Substance abuse records also are underreported nationwide, and while many Ohio drug abusers show up in NICS when arrested and convicted, others fall through the cracks.

Ohio Attorney General’s Office spokesman Dan Tierney said the state updates arrests and convictions daily through the Bureau of Criminal Identification and Investigation. State law, however, lacks a provision for reporting all known drug abusers to the federal database, he added. Ohio’s mentally ill show up in the system when they are ordered by a court to receive mental health treatment.

Instances of drug abuse that fall short of a conviction — such as failing a drug test when applying for a state job, telling a state agency you have a drug problem, or court diversion into a drug rehab program — aren’t reported because Ohio doesn’t have the infrastructure “to submit evidence of substance abuse outside of arrest and conviction records,” the mayors group said.

The report said that although federal regulations and policy require that failed drug tests, single drug-related arrests or admission of drug use within the past year temporarily disqualify a person from possessing a gun, “the vast majority of states are unaware that these records should be shared with NICS.”

Between 1999 and 2009, NICS processed 100 million background checks and blocked an estimated 1.6 million permit applications and gun sales to people prohibited from possessing guns.

A working system to screen out dangerous mentally ill people doesn’t always prevent potential killers from getting firearms even though it is illegal to provide a firearm to someone who has been judged to have been mentally ill to such a degree that hospitalization is necessary.

Following the shooting death of Clark County Deputy Suzanne Hopper New Year’s Day in a Clark County trailer camp by Michael Ferryman, a 57-year-old with a history of mental illness and gun violence, a father and daughter were indicted for giving Ferryman the shotgun he used. Ferryman was shot dead in the incident and a German Twp. officer was wounded.

Jean Blessing, 81, of Englewood, was charged with complicity to having weapons under disability. Blessing’s daughter and Ferryman’s girlfriend, Maria Blessing, was indicted on the same charge and on a charge of obstructing justice for lying to investigators about the gun. She was later sentenced to five years in prison. Monday, prosecutors dropped charges against Jean Blessing, saying he was incompetent to stand trial.

Ferryman had been ruled not guilty by reason of insanity in another shooting at police officers in Morgan County in 2001. He was sent to a psychiatric hospital and then conditionally released. He was supposed to be monitored by mental health services.

Clark County Sheriff Gene Kelly and Prosecutor Andy Wilson called for creating a database of those with severe mental illness coupled with a history of violence, especially violence against police, similar to the sex offender database.

“Most of the guns used in crimes are obtained illegally or through casual sales such as garage sales or classified ads,” Kelly said. His department created a database to include about five individuals who have been adjudicated criminally insane, but a national database doesn’t exist.
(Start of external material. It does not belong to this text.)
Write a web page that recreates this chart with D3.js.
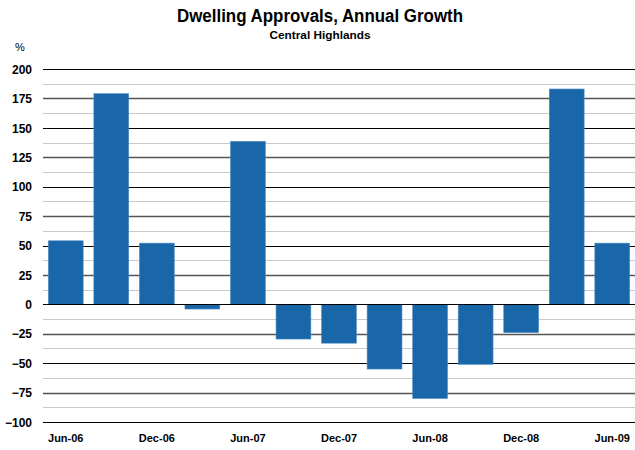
<!DOCTYPE html>
<html>
<head>
<meta charset="utf-8">
<script src="https://cdn.jsdelivr.net/npm/d3@7"></script>
<style>
  html, body { margin: 0; padding: 0; background: #fff; }
  svg { display: block; }
  .title { font-family: "Liberation Sans", Arial, sans-serif; font-weight: bold; }
  .tick text { font-family: "Liberation Sans", Arial, sans-serif; font-weight: bold; fill: #000; }
</style>
</head>
<body>
<svg id="chart" width="635" height="450"></svg>
<script>
// Quarterly periods, June 2006 to June 2009
const quarters = ["Jun-06", "Sep-06", "Dec-06", "Mar-07", "Jun-07", "Sep-07", "Dec-07",
                  "Mar-08", "Jun-08", "Sep-08", "Dec-08", "Mar-09", "Jun-09"];
// Annual growth in dwelling approvals (%)
const growth = [54, 179, 52, -4, 138.5, -29.5, -33, -55, -80, -51, -24, 183, 52];
// Labelled periods along the bottom axis
const quarterLabels = ["Jun-06", "Dec-06", "Jun-07", "Dec-07", "Jun-08", "Dec-08", "Jun-09"];
// Value axis ticks
const yTicks = [-100, -75, -50, -25, 0, 25, 50, 75, 100, 125, 150, 175, 200];
const yMinorTicks = [-87.5, -62.5, -37.5, -12.5, 12.5, 37.5, 62.5, 87.5, 112.5, 137.5, 162.5, 187.5];

(function drawChart() {
  const svg = d3.select("#chart");
  const plotLeft = 43, plotRight = 635, plotTop = 69, plotBottom = 422;

  const x = d3.scaleBand().domain(quarters).range([plotLeft, plotRight])
    .paddingInner(0.235).paddingOuter(0.117);
  const y = d3.scaleLinear().domain([-100, 200]).range([plotBottom, plotTop]);
  const snap = v => Math.round(y(v)) + 0.5;

  // Minor gridlines
  svg.append("g").selectAll("line").data(yMinorTicks).join("line")
    .attr("x1", plotLeft).attr("x2", plotRight)
    .attr("y1", snap).attr("y2", snap)
    .attr("stroke", "#c8c8c8").attr("stroke-width", 1.2);

  // Major gridlines
  svg.append("g").selectAll("line").data(yTicks).join("line")
    .attr("x1", plotLeft).attr("x2", plotRight)
    .attr("y1", snap).attr("y2", snap)
    .attr("stroke", d => d % 50 === 0 ? "#000" : "#555")
    .attr("stroke-width", d => d % 50 === 0 ? 1.2 : 1.5);

  // Bars
  svg.append("g").selectAll("rect").data(growth).join("rect")
    .attr("x", (d, i) => x(quarters[i]))
    .attr("width", x.bandwidth())
    .attr("y", d => y(Math.max(0, d)))
    .attr("height", d => Math.abs(y(d) - y(0)))
    .attr("fill", "#1966a9")
    .attr("stroke", "#4f8cc4")
    .attr("stroke-width", 0.6);

  // Zero line on top of bars
  svg.append("line")
    .attr("x1", plotLeft).attr("x2", plotRight)
    .attr("y1", snap(0)).attr("y2", snap(0))
    .attr("stroke", "#000").attr("stroke-width", 1.2);

  // Value axis labels
  const yAxis = svg.append("g")
    .attr("transform", `translate(${plotLeft - 11},0)`)
    .call(d3.axisLeft(y).tickValues(yTicks).tickSize(0).tickPadding(0));
  yAxis.select(".domain").remove();
  yAxis.selectAll("text").attr("font-size", 12).attr("dy", "0.35em");

  // Period axis labels
  const xAxis = svg.append("g")
    .attr("transform", `translate(0,${plotBottom + 12})`)
    .call(d3.axisBottom(x).tickValues(quarterLabels).tickSize(0).tickPadding(0));
  xAxis.select(".domain").remove();
  xAxis.selectAll("text").attr("font-size", 11).attr("dy", "0.71em");

  // Titles
  svg.append("text").attr("class", "title")
    .attr("x", 320).attr("y", 22).attr("text-anchor", "middle")
    .attr("font-size", 17.5)
    .attr("textLength", 286).attr("lengthAdjust", "spacingAndGlyphs")
    .text("Dwelling Approvals, Annual Growth");
  svg.append("text").attr("class", "title")
    .attr("x", 320).attr("y", 38.5).attr("text-anchor", "middle")
    .attr("font-size", 11.8)
    .text("Central Highlands");
  svg.append("text")
    .attr("x", 20).attr("y", 51).attr("text-anchor", "middle")
    .attr("font-family", "Liberation Sans, Arial, sans-serif")
    .attr("font-size", 11).text("%");
})();
</script>
</body>
</html>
Kelly said a state and national database could alert officers on traffic stops or other action when a person is mentally ill and the officer should consider different tactics that could lead to a different outcome.

Wilson said Ferryman was in the NICS system and would not have been able to purchase a gun legally. Wilson said when Hopper responded to a shots fired call at Enon Beach Recreation Park on New Year’s Day, she didn’t realize she was walking into a situation with a man who had fired shots at police in the past.

“The key is giving street officers more information about the people who have been adjudicated mentally ill. They register sex offenders. Anyone can access a sex offender database; but there’s no mechanism nationally for officers to know they’re coming upon a mentally ill, violent person,” Wilson said.